Answer with a single number: the count of lines that include the string "React".

☆ ☆ ☆

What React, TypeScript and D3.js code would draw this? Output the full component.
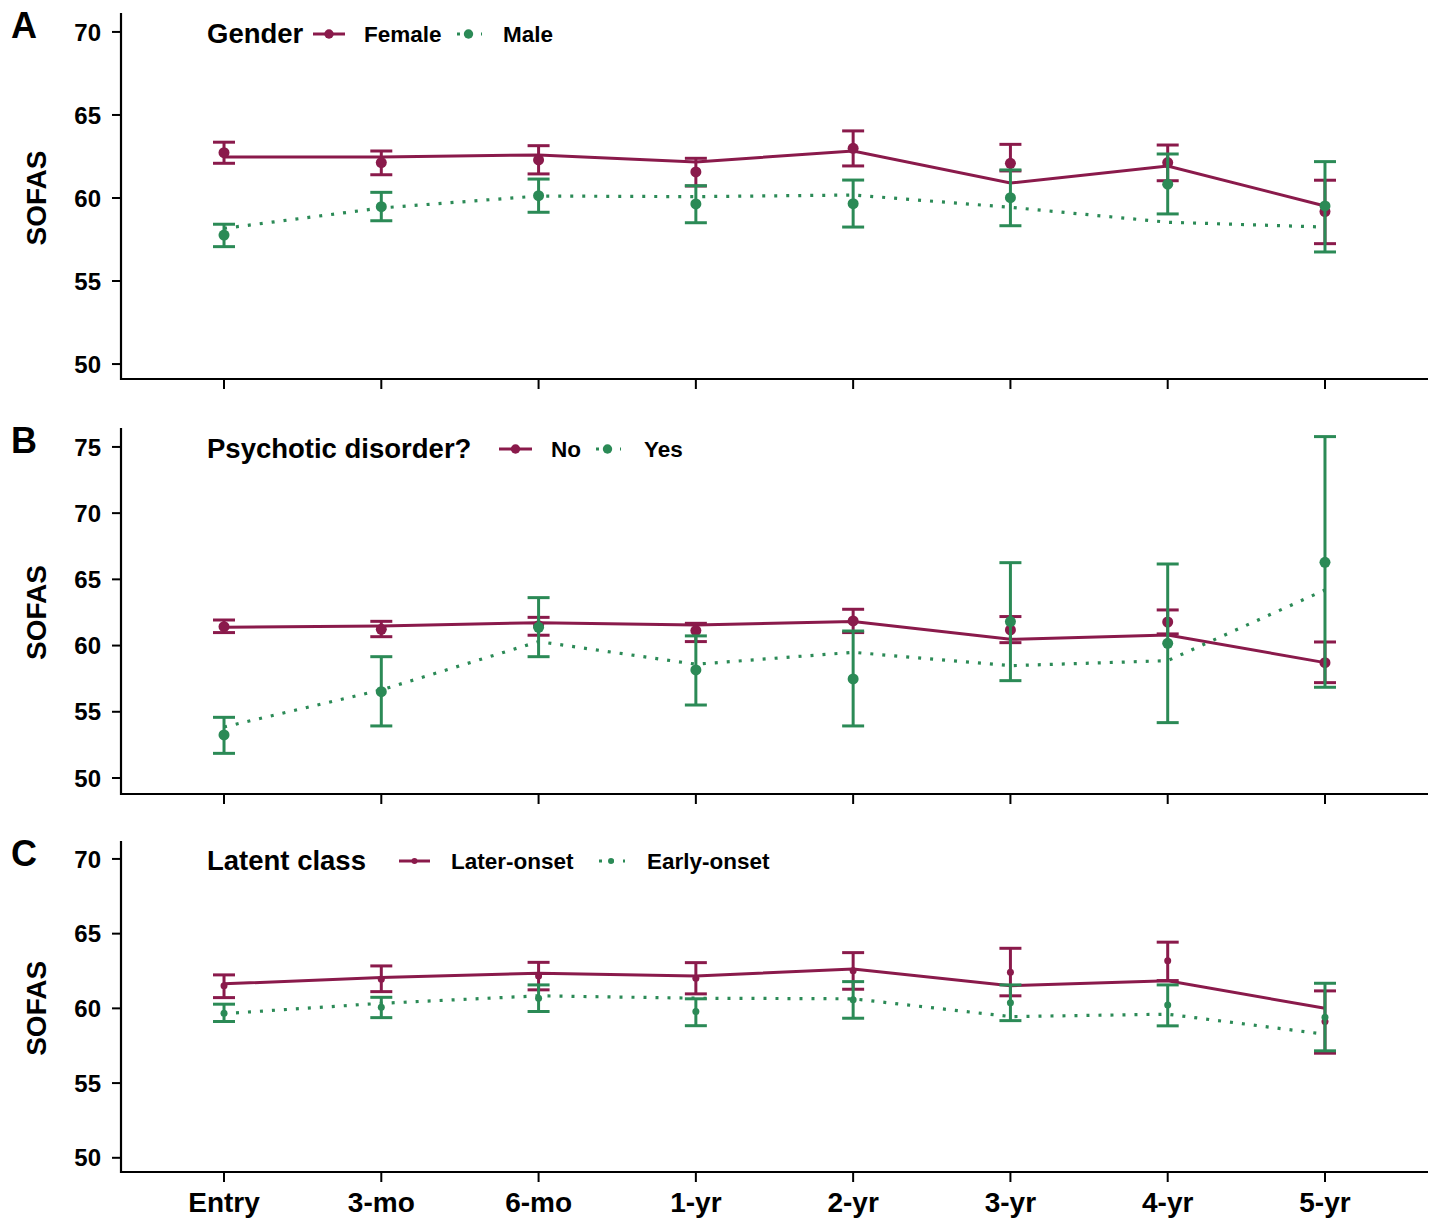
import React from "react";
import * as d3 from "d3";

const timepoints = ["Entry", "3-mo", "6-mo", "1-yr", "2-yr", "3-yr", "4-yr", "5-yr"];

// Panel A: Gender
const femaleFit = [62.47, 62.47, 62.59, 62.17, 62.83, 60.9, 61.93, 59.52];
const femaleMean = [62.73, 62.13, 62.29, 61.57, 62.99, 62.09, 62.13, 59.18];
const femaleLo = [62.09, 61.4, 61.45, 60.72, 61.93, 61.63, 61.04, 57.25];
const femaleHi = [63.36, 62.83, 63.15, 62.39, 64.04, 63.23, 63.19, 61.07];
const maleFit = [58.17, 59.4, 60.12, 60.08, 60.18, 59.44, 58.54, 58.25];
const maleMean = [57.77, 59.48, 60.14, 59.64, 59.66, 60.02, 60.83, 59.52];
const maleLo = [57.07, 58.63, 59.14, 58.51, 58.25, 58.33, 59.04, 56.75];
const maleHi = [58.42, 60.34, 61.14, 60.74, 61.08, 61.69, 62.65, 62.19];

// Panel B: Psychotic disorder?
const noFit = [61.38, 61.48, 61.73, 61.56, 61.81, 60.47, 60.8, 58.71];
const noMean = [61.43, 61.23, 61.5, 61.13, 61.86, 61.18, 61.78, 58.71];
const noLo = [60.98, 60.67, 60.78, 60.3, 60.98, 60.22, 60.88, 57.2];
const noHi = [61.93, 61.83, 62.13, 61.68, 62.74, 62.19, 62.69, 60.27];
const yesFit = [53.85, 56.65, 60.3, 58.59, 59.49, 58.48, 58.86, 64.2];
const yesMean = [53.25, 56.52, 61.38, 58.16, 57.48, 61.81, 60.17, 66.29];
const yesLo = [51.86, 53.93, 59.16, 55.51, 53.93, 57.35, 54.18, 56.85];
const yesHi = [54.58, 59.16, 63.62, 60.73, 61.1, 66.26, 66.16, 75.78];

// Panel C: Latent class
const laterFit = [61.64, 62.06, 62.35, 62.17, 62.64, 61.52, 61.84, 60.01];
const laterMean = [61.51, 61.95, 62.17, 62.02, 62.51, 62.42, 63.18, 59.12];
const laterLo = [60.72, 61.12, 61.24, 60.97, 61.28, 60.84, 61.86, 57.0];
const laterHi = [62.24, 62.84, 63.08, 63.06, 63.73, 64.02, 64.43, 61.17];
const earlyFit = [59.65, 60.34, 60.84, 60.68, 60.64, 59.45, 59.61, 58.27];
const earlyMean = [59.68, 60.07, 60.68, 59.79, 60.57, 60.38, 60.23, 59.41];
const earlyLo = [59.12, 59.38, 59.79, 58.84, 59.34, 59.18, 58.83, 57.16];
const earlyHi = [60.28, 60.74, 61.57, 60.64, 61.79, 61.57, 61.57, 61.68];

const ticksA = [50, 55, 60, 65, 70];
const ticksB = [50, 55, 60, 65, 70, 75];
const ticksC = [50, 55, 60, 65, 70];

const RED = "#8A1A4B";
const GREEN = "#2B8A56";
const FONT = "'Liberation Sans', Arial, Helvetica, sans-serif";

type Series = { name: string; fit: number[]; mean: number[]; lo: number[]; hi: number[] };

const panels = [
  {
    letter: "A", title: "Gender", top: 13, bottom: 379, domain: [49.1, 71.14], ticks: ticksA, r: 5.5,
    series: [
      { name: "Female", fit: femaleFit, mean: femaleMean, lo: femaleLo, hi: femaleHi },
      { name: "Male", fit: maleFit, mean: maleMean, lo: maleLo, hi: maleHi },
    ] as Series[],
    leg: { ty: 43, ky: 34, k1: [313, 345], l1: 364, k2: [455, 482], l2: 503 },
  },
  {
    letter: "B", title: "Psychotic disorder?", top: 428, bottom: 794, domain: [48.79, 76.43], ticks: ticksB, r: 5.5,
    series: [
      { name: "No", fit: noFit, mean: noMean, lo: noLo, hi: noHi },
      { name: "Yes", fit: yesFit, mean: yesMean, lo: yesLo, hi: yesHi },
    ] as Series[],
    leg: { ty: 458, ky: 449, k1: [499, 532], l1: 551, k2: [594, 621], l2: 644 },
  },
  {
    letter: "C", title: "Latent class", top: 841, bottom: 1172, domain: [49.05, 71.2], ticks: ticksC, r: 3.5,
    series: [
      { name: "Later-onset", fit: laterFit, mean: laterMean, lo: laterLo, hi: laterHi },
      { name: "Early-onset", fit: earlyFit, mean: earlyMean, lo: earlyLo, hi: earlyHi },
    ] as Series[],
    leg: { ty: 870, ky: 861, k1: [399, 430], l1: 451, k2: [597, 625], l2: 647 },
  },
];

const X0 = 121;
const X1 = 1428;

export default function App() {
  const x = d3.scalePoint<string>().domain(timepoints).range([X0, X1]).padding(0.655);
  const colors = [RED, GREEN];
  const dashes = [null, "3 9"];

  return (
    <svg width={1434} height={1218} style={{ position: "absolute", left: 0, top: 0, background: "#fff" }} fontFamily={FONT}>
      <rect x={0} y={0} width={1434} height={1218} fill="#fff" />
      {panels.map((p, pi) => {
        const y = d3.scaleLinear().domain(p.domain).range([p.bottom, p.top]);
        const line = d3.line<number>().x((_, i) => x(timepoints[i])!).y((v) => y(v));
        const midY = (y(p.ticks[0]) + y(p.ticks[p.ticks.length - 1])) / 2;
        return (
          <g key={pi}>
            {/* panel letter */}
            <text x={11} y={p.top + 25} fontSize={36} fontWeight="bold">{p.letter}</text>
            {/* y axis */}
            <line x1={X0} x2={X0} y1={p.top} y2={p.bottom + 1} stroke="#000" strokeWidth={2.2} />
            {p.ticks.map((t) => (
              <g key={t}>
                <line x1={X0 - 9} x2={X0} y1={y(t)} y2={y(t)} stroke="#000" strokeWidth={2} />
                <text x={X0 - 20} y={y(t)} dy="0.36em" textAnchor="end" fontSize={24} fontWeight="bold">{t}</text>
              </g>
            ))}
            <text transform={`translate(46,${midY}) rotate(-90)`} textAnchor="middle" fontSize={28} fontWeight="bold">SOFAS</text>
            {/* x axis */}
            <line x1={X0 - 1} x2={X1} y1={p.bottom} y2={p.bottom} stroke="#000" strokeWidth={2.2} />
            {timepoints.map((tp) => (
              <line key={tp} x1={x(tp)} x2={x(tp)} y1={p.bottom} y2={p.bottom + 10} stroke="#000" strokeWidth={2} />
            ))}
            {pi === 2 && timepoints.map((tp) => (
              <text key={tp} x={x(tp)} y={1212} textAnchor="middle" fontSize={28} fontWeight="bold">{tp}</text>
            ))}
            {/* data */}
            {p.series.map((s, si) => (
              <g key={s.name}>
                <path d={line(s.fit)!} fill="none" stroke={colors[si]} strokeWidth={si === 0 ? 3 : 3.2}
                  strokeDasharray={dashes[si] ?? undefined} />
                {s.mean.map((m, i) => {
                  const cx = x(timepoints[i])!;
                  return (
                    <g key={i}>
                      <line x1={cx} x2={cx} y1={y(s.lo[i])} y2={y(s.hi[i])} stroke={colors[si]} strokeWidth={3} />
                      <line x1={cx - 11} x2={cx + 11} y1={y(s.lo[i])} y2={y(s.lo[i])} stroke={colors[si]} strokeWidth={3} />
                      <line x1={cx - 11} x2={cx + 11} y1={y(s.hi[i])} y2={y(s.hi[i])} stroke={colors[si]} strokeWidth={3} />
                      <circle cx={cx} cy={y(m)} r={p.r} fill={colors[si]} />
                    </g>
                  );
                })}
              </g>
            ))}
            {/* legend */}
            <text x={207} y={p.leg.ty} fontSize={27.5} fontWeight="bold">{p.title}</text>
            <line x1={p.leg.k1[0]} x2={p.leg.k1[1]} y1={p.leg.ky} y2={p.leg.ky} stroke={RED} strokeWidth={3} />
            <circle cx={(p.leg.k1[0] + p.leg.k1[1]) / 2} cy={p.leg.ky} r={p.r * 0.85} fill={RED} />
            <text x={p.leg.l1} y={p.leg.ty - 1} fontSize={22.5} fontWeight="bold">{p.series[0].name}</text>
            <line x1={p.leg.k2[0]} x2={p.leg.k2[1]} y1={p.leg.ky} y2={p.leg.ky} stroke={GREEN} strokeWidth={3.2} strokeDasharray="3 9" strokeDashoffset={-2} />
            <circle cx={(p.leg.k2[0] + p.leg.k2[1]) / 2} cy={p.leg.ky} r={p.r * 0.85} fill={GREEN} />
            <text x={p.leg.l2} y={p.leg.ty - 1} fontSize={22.5} fontWeight="bold">{p.series[1].name}</text>
          </g>
        );
      })}
    </svg>
  );
}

☆ ☆ ☆

> OUTPUT BELOW
2